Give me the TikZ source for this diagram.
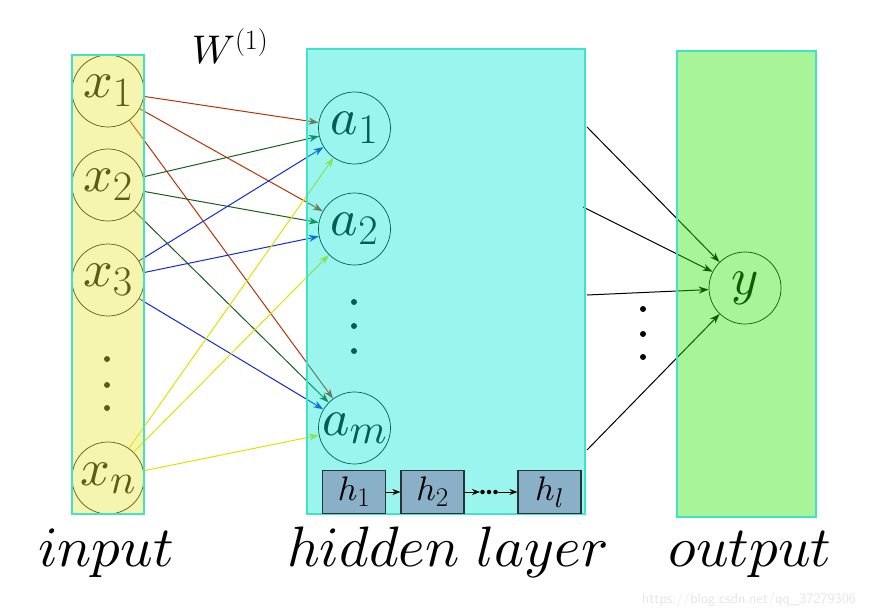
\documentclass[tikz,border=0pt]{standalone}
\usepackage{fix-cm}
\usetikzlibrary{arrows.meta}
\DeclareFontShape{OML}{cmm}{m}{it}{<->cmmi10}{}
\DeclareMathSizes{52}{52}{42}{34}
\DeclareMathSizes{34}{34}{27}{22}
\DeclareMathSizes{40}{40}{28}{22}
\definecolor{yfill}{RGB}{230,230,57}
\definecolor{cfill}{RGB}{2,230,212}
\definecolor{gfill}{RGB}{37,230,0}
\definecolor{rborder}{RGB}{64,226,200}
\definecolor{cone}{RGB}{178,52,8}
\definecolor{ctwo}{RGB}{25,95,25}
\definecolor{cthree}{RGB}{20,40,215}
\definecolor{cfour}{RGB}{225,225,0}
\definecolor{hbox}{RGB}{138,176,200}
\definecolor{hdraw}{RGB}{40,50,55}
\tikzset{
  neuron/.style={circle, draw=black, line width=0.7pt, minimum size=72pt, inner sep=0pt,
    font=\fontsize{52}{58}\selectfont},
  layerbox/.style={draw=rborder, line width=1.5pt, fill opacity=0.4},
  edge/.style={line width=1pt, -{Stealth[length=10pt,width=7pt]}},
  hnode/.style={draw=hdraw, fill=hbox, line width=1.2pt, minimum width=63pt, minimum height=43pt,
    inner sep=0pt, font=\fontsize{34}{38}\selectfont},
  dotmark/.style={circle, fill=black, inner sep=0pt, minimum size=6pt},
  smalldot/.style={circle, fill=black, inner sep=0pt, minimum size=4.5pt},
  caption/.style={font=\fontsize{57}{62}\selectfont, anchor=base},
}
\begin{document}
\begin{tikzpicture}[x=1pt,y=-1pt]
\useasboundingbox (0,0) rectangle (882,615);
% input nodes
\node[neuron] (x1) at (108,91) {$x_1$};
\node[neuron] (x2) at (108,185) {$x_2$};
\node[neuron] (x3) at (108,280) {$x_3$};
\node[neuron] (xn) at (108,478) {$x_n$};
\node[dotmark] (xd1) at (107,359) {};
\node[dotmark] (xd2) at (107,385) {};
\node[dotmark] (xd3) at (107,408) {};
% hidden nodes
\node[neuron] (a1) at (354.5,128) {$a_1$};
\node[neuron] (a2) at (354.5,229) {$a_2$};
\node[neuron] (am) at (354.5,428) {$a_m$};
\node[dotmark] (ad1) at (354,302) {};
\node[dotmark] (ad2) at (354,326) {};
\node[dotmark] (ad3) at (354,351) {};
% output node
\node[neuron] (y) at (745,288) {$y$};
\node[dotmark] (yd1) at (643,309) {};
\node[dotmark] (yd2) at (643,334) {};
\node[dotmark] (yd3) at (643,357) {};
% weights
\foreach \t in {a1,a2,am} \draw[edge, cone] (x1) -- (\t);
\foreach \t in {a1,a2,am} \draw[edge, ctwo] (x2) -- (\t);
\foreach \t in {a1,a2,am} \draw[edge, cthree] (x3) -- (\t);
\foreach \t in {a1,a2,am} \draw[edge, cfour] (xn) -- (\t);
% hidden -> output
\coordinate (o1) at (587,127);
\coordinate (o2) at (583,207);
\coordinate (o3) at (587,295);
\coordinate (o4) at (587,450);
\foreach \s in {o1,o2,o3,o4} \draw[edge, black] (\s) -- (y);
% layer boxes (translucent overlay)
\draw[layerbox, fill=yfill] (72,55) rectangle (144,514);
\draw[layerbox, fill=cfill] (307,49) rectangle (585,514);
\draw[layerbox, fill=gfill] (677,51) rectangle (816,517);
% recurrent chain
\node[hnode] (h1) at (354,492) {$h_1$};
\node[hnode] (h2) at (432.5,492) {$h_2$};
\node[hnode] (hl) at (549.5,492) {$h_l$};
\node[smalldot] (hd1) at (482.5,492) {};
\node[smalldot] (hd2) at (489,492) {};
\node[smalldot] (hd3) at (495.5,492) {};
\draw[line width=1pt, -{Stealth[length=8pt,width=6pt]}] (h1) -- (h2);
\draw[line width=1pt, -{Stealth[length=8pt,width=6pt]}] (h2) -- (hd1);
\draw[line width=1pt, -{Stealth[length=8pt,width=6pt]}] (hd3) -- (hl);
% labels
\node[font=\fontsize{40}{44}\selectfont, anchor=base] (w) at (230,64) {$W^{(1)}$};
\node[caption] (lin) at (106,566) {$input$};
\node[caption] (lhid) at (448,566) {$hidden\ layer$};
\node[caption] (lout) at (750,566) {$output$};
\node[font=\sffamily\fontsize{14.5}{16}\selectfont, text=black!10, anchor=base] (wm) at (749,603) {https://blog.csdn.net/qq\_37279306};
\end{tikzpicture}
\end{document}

★ ★ ★ ★ ★ ★ ★

* **What is asked**:
Transcribe each line above verbatim, with the pictures left out.

* **Exercise solution**:
Give me the TikZ source for this diagram.
\documentclass[tikz,border=0pt]{standalone}
\usepackage{fix-cm}
\usetikzlibrary{arrows.meta}
\DeclareFontShape{OML}{cmm}{m}{it}{<->cmmi10}{}
\DeclareMathSizes{52}{52}{42}{34}
\DeclareMathSizes{34}{34}{27}{22}
\DeclareMathSizes{40}{40}{28}{22}
\definecolor{yfill}{RGB}{230,230,57}
\definecolor{cfill}{RGB}{2,230,212}
\definecolor{gfill}{RGB}{37,230,0}
\definecolor{rborder}{RGB}{64,226,200}
\definecolor{cone}{RGB}{178,52,8}
\definecolor{ctwo}{RGB}{25,95,25}
\definecolor{cthree}{RGB}{20,40,215}
\definecolor{cfour}{RGB}{225,225,0}
\definecolor{hbox}{RGB}{138,176,200}
\definecolor{hdraw}{RGB}{40,50,55}
\tikzset{
  neuron/.style={circle, draw=black, line width=0.7pt, minimum size=72pt, inner sep=0pt,
    font=\fontsize{52}{58}\selectfont},
  layerbox/.style={draw=rborder, line width=1.5pt, fill opacity=0.4},
  edge/.style={line width=1pt, -{Stealth[length=10pt,width=7pt]}},
  hnode/.style={draw=hdraw, fill=hbox, line width=1.2pt, minimum width=63pt, minimum height=43pt,
    inner sep=0pt, font=\fontsize{34}{38}\selectfont},
  dotmark/.style={circle, fill=black, inner sep=0pt, minimum size=6pt},
  smalldot/.style={circle, fill=black, inner sep=0pt, minimum size=4.5pt},
  caption/.style={font=\fontsize{57}{62}\selectfont, anchor=base},
}
\begin{document}
\begin{tikzpicture}[x=1pt,y=-1pt]
\useasboundingbox (0,0) rectangle (882,615);
% input nodes
\node[neuron] (x1) at (108,91) {$x_1$};
\node[neuron] (x2) at (108,185) {$x_2$};
\node[neuron] (x3) at (108,280) {$x_3$};
\node[neuron] (xn) at (108,478) {$x_n$};
\node[dotmark] (xd1) at (107,359) {};
\node[dotmark] (xd2) at (107,385) {};
\node[dotmark] (xd3) at (107,408) {};
% hidden nodes
\node[neuron] (a1) at (354.5,128) {$a_1$};
\node[neuron] (a2) at (354.5,229) {$a_2$};
\node[neuron] (am) at (354.5,428) {$a_m$};
\node[dotmark] (ad1) at (354,302) {};
\node[dotmark] (ad2) at (354,326) {};
\node[dotmark] (ad3) at (354,351) {};
% output node
\node[neuron] (y) at (745,288) {$y$};
\node[dotmark] (yd1) at (643,309) {};
\node[dotmark] (yd2) at (643,334) {};
\node[dotmark] (yd3) at (643,357) {};
% weights
\foreach \t in {a1,a2,am} \draw[edge, cone] (x1) -- (\t);
\foreach \t in {a1,a2,am} \draw[edge, ctwo] (x2) -- (\t);
\foreach \t in {a1,a2,am} \draw[edge, cthree] (x3) -- (\t);
\foreach \t in {a1,a2,am} \draw[edge, cfour] (xn) -- (\t);
% hidden -> output
\coordinate (o1) at (587,127);
\coordinate (o2) at (583,207);
\coordinate (o3) at (587,295);
\coordinate (o4) at (587,450);
\foreach \s in {o1,o2,o3,o4} \draw[edge, black] (\s) -- (y);
% layer boxes (translucent overlay)
\draw[layerbox, fill=yfill] (72,55) rectangle (144,514);
\draw[layerbox, fill=cfill] (307,49) rectangle (585,514);
\draw[layerbox, fill=gfill] (677,51) rectangle (816,517);
% recurrent chain
\node[hnode] (h1) at (354,492) {$h_1$};
\node[hnode] (h2) at (432.5,492) {$h_2$};
\node[hnode] (hl) at (549.5,492) {$h_l$};
\node[smalldot] (hd1) at (482.5,492) {};
\node[smalldot] (hd2) at (489,492) {};
\node[smalldot] (hd3) at (495.5,492) {};
\draw[line width=1pt, -{Stealth[length=8pt,width=6pt]}] (h1) -- (h2);
\draw[line width=1pt, -{Stealth[length=8pt,width=6pt]}] (h2) -- (hd1);
\draw[line width=1pt, -{Stealth[length=8pt,width=6pt]}] (hd3) -- (hl);
% labels
\node[font=\fontsize{40}{44}\selectfont, anchor=base] (w) at (230,64) {$W^{(1)}$};
\node[caption] (lin) at (106,566) {$input$};
\node[caption] (lhid) at (448,566) {$hidden\ layer$};
\node[caption] (lout) at (750,566) {$output$};
\node[font=\sffamily\fontsize{14.5}{16}\selectfont, text=black!10, anchor=base] (wm) at (749,603) {https://blog.csdn.net/qq\_37279306};
\end{tikzpicture}
\end{document}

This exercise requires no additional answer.